Choosing the Right Pattern

Not every sync pipeline needs every mechanism described above. The table below maps patterns to the problem they solve and the tradeoffs they introduce.

Pattern	Solves	Tradeoff	When to use
Cursor-based polling	Missing new records	Requires timestamp or sequence field on source	Always, as the baseline mechanism
UPSERT (ON CONFLICT)	Duplicate records	Requires unique constraint on natural key	Always, as the safety net
Hash-based dedup	Cross-batch duplicates, replay safety	32-byte overhead per record; hash computation cost	When replaying historical data or running frequent backfills
Version number check	Source backfill detection	Requires version field on source; adds column to schema	When source API exposes version or last_modified
Content hash diff	Backfill detection without version field	Requires hash column; recomputes on every sync	When source API lacks versioning
Backfill circuit breaker	Silent data corruption from large backfills	May delay ingestion during legitimate backfills	When data integrity is critical for trading decisions

Start with cursor-based polling and UPSERT. Add hash deduplication when you begin running backfill jobs.

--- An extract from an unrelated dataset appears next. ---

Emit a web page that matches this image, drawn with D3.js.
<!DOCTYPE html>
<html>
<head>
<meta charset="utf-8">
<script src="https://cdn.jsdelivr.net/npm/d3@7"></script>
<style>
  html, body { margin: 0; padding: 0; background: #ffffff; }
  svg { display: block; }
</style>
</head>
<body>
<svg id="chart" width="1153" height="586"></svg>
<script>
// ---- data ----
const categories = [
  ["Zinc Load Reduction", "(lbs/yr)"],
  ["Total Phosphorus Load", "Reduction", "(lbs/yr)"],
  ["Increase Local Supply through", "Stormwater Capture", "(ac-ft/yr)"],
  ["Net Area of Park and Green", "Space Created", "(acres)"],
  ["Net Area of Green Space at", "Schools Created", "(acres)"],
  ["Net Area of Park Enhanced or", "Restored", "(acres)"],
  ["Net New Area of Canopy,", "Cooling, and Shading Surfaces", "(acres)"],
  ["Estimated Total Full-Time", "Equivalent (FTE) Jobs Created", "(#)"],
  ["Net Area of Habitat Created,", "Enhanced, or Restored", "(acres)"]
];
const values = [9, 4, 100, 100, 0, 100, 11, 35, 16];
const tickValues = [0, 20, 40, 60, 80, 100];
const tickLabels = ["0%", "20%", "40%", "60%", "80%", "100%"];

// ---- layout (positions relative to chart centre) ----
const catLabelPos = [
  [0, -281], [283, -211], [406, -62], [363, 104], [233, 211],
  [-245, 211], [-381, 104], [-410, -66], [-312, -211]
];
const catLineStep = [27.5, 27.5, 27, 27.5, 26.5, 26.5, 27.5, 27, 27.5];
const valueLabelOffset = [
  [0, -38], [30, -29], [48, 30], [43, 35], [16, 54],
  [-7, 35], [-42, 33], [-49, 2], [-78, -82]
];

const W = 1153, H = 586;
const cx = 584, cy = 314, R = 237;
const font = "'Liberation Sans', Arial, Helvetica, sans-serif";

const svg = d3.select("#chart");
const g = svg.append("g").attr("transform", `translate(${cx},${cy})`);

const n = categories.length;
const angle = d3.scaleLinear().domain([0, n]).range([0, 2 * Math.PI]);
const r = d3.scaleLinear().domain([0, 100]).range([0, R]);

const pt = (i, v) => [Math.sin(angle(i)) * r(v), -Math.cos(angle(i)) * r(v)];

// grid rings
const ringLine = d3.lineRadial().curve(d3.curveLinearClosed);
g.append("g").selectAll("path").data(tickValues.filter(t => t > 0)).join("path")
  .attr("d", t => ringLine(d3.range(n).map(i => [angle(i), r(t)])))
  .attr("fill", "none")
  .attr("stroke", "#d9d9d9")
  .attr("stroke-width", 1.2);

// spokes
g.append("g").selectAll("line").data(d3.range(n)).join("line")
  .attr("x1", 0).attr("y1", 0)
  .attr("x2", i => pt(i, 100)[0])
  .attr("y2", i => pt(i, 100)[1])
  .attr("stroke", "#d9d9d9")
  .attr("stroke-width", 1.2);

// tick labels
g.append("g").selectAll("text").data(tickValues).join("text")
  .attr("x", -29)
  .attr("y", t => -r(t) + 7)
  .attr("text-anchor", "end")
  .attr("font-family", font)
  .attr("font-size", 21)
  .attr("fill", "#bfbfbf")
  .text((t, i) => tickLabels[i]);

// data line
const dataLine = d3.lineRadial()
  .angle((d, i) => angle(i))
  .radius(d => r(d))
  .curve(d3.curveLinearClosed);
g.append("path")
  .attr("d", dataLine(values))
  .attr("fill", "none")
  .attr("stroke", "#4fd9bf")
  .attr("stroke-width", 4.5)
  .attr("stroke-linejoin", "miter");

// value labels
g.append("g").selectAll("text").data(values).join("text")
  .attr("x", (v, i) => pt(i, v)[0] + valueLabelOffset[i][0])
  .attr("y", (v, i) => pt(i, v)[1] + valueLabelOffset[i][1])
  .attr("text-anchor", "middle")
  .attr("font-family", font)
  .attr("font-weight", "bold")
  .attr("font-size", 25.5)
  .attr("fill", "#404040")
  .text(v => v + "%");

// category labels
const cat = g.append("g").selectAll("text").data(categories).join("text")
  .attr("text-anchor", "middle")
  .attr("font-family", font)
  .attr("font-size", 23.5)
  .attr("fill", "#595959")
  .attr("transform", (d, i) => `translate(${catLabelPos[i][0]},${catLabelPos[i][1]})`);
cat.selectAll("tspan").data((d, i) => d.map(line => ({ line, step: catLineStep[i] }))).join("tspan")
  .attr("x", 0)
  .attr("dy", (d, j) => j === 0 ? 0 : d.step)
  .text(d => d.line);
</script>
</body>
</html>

Introduce version checking when your source API provides the necessary metadata and your use case demands historical data integrity. Each layer adds complexity, so layer only when the specific failure mode is a real risk rather than a theoretical one.

Next Steps

If your sync pipeline handles multiple symbols or data types, consider parameterizing the fetcher and metadata store to support heterogeneous sources under a single framework. Abstracting the fetch logic, the dedup strategy, and the write strategy behind a common interface lets you add new data sources without duplicating the orchestration code.

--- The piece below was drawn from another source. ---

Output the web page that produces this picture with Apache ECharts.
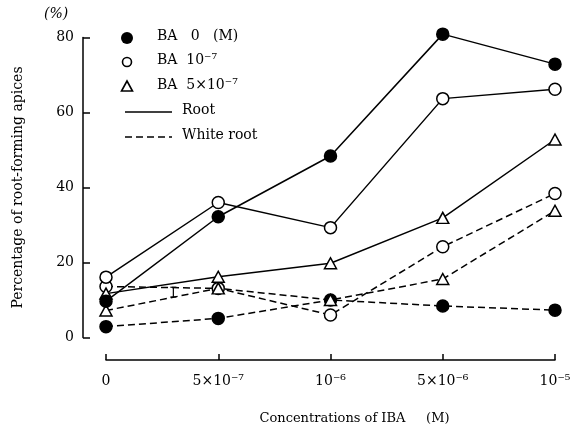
<!DOCTYPE html>
<html>
<head>
<meta charset="utf-8">
<script src="https://cdn.jsdelivr.net/npm/echarts@6/dist/echarts.min.js"></script>
<style>
  html, body { margin: 0; padding: 0; background: #fff; }
  #main { width: 586px; height: 437px; }
</style>
</head>
<body>
<div id="main"></div>
<script>
// IBA concentrations (x positions 0..4 on the axis)
var xLabels = ['0', '5×10⁻⁷', '10⁻⁶', '5×10⁻⁶', '10⁻⁵'];
var yTicks = [0, 20, 40, 60, 80];

// % of root-forming apices
var rootBA0 = [9.7, 32.2, 48.4, 80.9, 72.9];
var rootBA1e7 = [16.1, 36.0, 29.3, 63.7, 66.2];
var rootBA5e7 = [11.7, 16.2, 19.8, 31.9, 52.8];
var whiteBA0 = [2.9, 5.1, 10.0, 8.4, 7.3];
var whiteBA1e7 = [13.6, 13.1, 6.0, 24.2, 38.4];
var whiteBA5e7 = [7.2, 13.1, 10.0, 15.6, 33.8];

// the small "I" bar between 0 and 5x10^-7
var errBar = [[0.6, 10.8, 13.4]];

var FONT = 'DejaVu Serif';

function pts(arr) {
    var out = [];
    for (var i = 0; i < arr.length; i++) out.push([i, arr[i]]);
    return out;
}

var symbolStyle = {
    filled: { symbol: 'circle', symbolSize: 12, color: '#000' },
    open: { symbol: 'circle', symbolSize: 12, color: '#fff' },
    tri: { symbol: 'triangle', symbolSize: [12, 11], color: '#fff' }
};

function mkSeries(name, arr, kind, dashed) {
    var s = symbolStyle[kind];
    return {
        name: name,
        type: 'line',
        data: pts(arr),
        symbol: s.symbol,
        symbolSize: s.symbolSize,
        showAllSymbol: true,
        clip: false,
        animation: false,
        lineStyle: { color: '#000', width: 1.5, type: dashed ? [7, 4] : 'solid' },
        itemStyle: { color: s.color, borderColor: '#000', borderWidth: 1.5 },
        z: dashed ? 2 : 3
    };
}

var chart = echarts.init(document.getElementById('main'));

//图例用graphic手动画
var legendItems = [];
function legendText(x, y, txt) {
    legendItems.push({ type: 'text', left: x, top: y - 9,
        style: { text: txt, font: '14px "' + FONT + '"', fill: '#000' } });
}
legendItems.push({ type: 'circle', shape: { cx: 127, cy: 38, r: 6 }, style: { fill: '#000' } });
legendItems.push({ type: 'circle', shape: { cx: 127, cy: 62, r: 4.5 }, style: { fill: '#fff', stroke: '#000', lineWidth: 1.6 } });
legendItems.push({ type: 'polygon', shape: { points: [[127, 81], [121.5, 91], [132.5, 91]] }, style: { fill: '#fff', stroke: '#000', lineWidth: 1.6 } });
legendItems.push({ type: 'line', shape: { x1: 125, y1: 112, x2: 172, y2: 112 }, style: { stroke: '#000', lineWidth: 1.4 } });
legendItems.push({ type: 'line', shape: { x1: 125, y1: 137, x2: 172, y2: 137 }, style: { stroke: '#000', lineWidth: 1.4, lineDash: [7, 4] } });
legendText(157, 38, 'BA   0   (M)');
legendText(157, 62, 'BA  10⁻⁷');
legendText(157, 87, 'BA  5×10⁻⁷');
legendText(182, 112, 'Root');
legendText(182, 137, 'White root');
legendItems.push({ type: 'text', left: 44, top: 7,
    style: { text: '(%)', font: 'italic 14px "' + FONT + '"', fill: '#000' } });

var option = {
    backgroundColor: '#fff',
    animation: false,
    grid: { left: 106, right: 31, top: 37.5, bottom: 99.5 },
    xAxis: {
        type: 'value',
        min: 0, max: 4, interval: 1,
        offset: 22.5,
        splitLine: { show: false },
        axisLine: { onZero: false, lineStyle: { color: '#000', width: 1.5 } },
        axisTick: { inside: true, length: 6, lineStyle: { color: '#000', width: 1.5 } },
        axisLabel: {
            color: '#000', fontFamily: FONT, fontSize: 14, margin: 14,
            formatter: function (v) { return xLabels[v] || ''; }
        },
        name: 'Concentrations of IBA     (M)',
        nameLocation: 'middle',
        nameGap: 52,
        nameTextStyle: { color: '#000', fontFamily: FONT, fontSize: 13, padding: [0, 0, 0, 48] }
    },
    yAxis: {
        type: 'value',
        min: 0, max: 80, interval: 20,
        offset: 23,
        splitLine: { show: false },
        axisLine: { show: true, onZero: false, lineStyle: { color: '#000', width: 1.5 } },
        axisTick: { show: true, inside: true, length: 7, lineStyle: { color: '#000', width: 1.5 } },
        axisLabel: {
            color: '#000', fontFamily: FONT, fontSize: 14, margin: 9,
            formatter: function (v) { return yTicks.indexOf(v) >= 0 ? String(v) : ''; }
        },
        name: 'Percentage of root-forming apices',
        nameLocation: 'middle',
        nameGap: 58,
        nameTextStyle: { color: '#000', fontFamily: FONT, fontSize: 14 }
    },
    graphic: legendItems,
    series: [
        mkSeries('white BA0', whiteBA0, 'filled', true),
        mkSeries('white BA1e-7', whiteBA1e7, 'open', true),
        mkSeries('white BA5e-7', whiteBA5e7, 'tri', true),
        mkSeries('root BA5e-7', rootBA5e7, 'tri', false),
        mkSeries('root BA1e-7', rootBA1e7, 'open', false),
        mkSeries('root BA0', rootBA0, 'filled', false),
        {
            name: 'error',
            type: 'custom',
            data: errBar,
            animation: false,
            renderItem: function (params, api) {
                var top = api.coord([api.value(0), api.value(2)]);
                var bot = api.coord([api.value(0), api.value(1)]);
                var st = { stroke: '#000', lineWidth: 1.2 };
                return {
                    type: 'group',
                    children: [
                        { type: 'line', shape: { x1: top[0], y1: top[1], x2: bot[0], y2: bot[1] }, style: st },
                        { type: 'line', shape: { x1: top[0] - 3, y1: top[1], x2: top[0] + 3, y2: top[1] }, style: st },
                        { type: 'line', shape: { x1: bot[0] - 3, y1: bot[1], x2: bot[0] + 3, y2: bot[1] }, style: st }
                    ]
                };
            }
        }
    ]
};

chart.setOption(option);
</script>
</body>
</html>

For teams running production data pipelines at scale, the patterns in this article provide a foundation. Each implementation will need to adapt to specific schema constraints, API rate limits, and downstream consumer requirements. The core discipline remains constant: treat data synchronization as a stateful engineering problem rather than a fire-and-forget ETL task.

This article does not constitute investment advice. Market data ingestion involves technical and operational complexity; ensure thorough testing of any sync pipeline before deployment in production environments.